Institut Pasteur investigator Marco Vignuzzi added that the first goal would be to repurpose existing drugs in order to find treatments for COVID-19 as quickly as possible. However, "what this can lead to is that ultimately, medicinal chemists could work on those drugs to find derivatives or versions of it that are even better for coronavirus down the road," he said. "Of course, this would require more in vivo work to prove the derivatives also function. But in this case, these kinds of studies have an immediate possible potential and more downstream potential."

The researchers also debated the merits of targeting host proteins versus viral proteins as treatment strategies.
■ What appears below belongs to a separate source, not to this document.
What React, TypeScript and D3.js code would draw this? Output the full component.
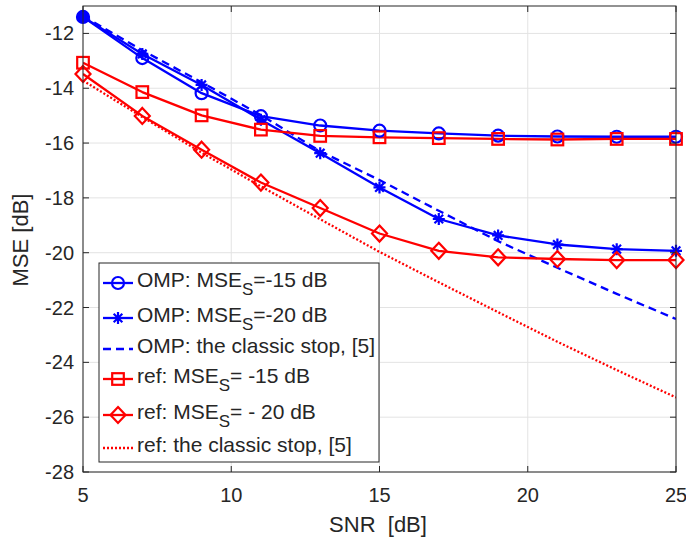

Although antiviral targeting can be "a magic bullet," Vignuzzi noted, viruses mutate very quickly, and they code for only a dozen or so proteins at most.

"We have hundreds of host proteins that interact and therefore many more targets that we could use," he said. "Also, while viruses are fast and violent intruders, the host is strong and resilient. Viruses have just a few hours in which to replicate and do what they need to do. So, for a lot of these host-targeting therapies, we can hit a host protein, inhibit a key host protein for a certain amount of time, and not affect the host cell. The host cell will be able to recover while the virus is missing key essential resources."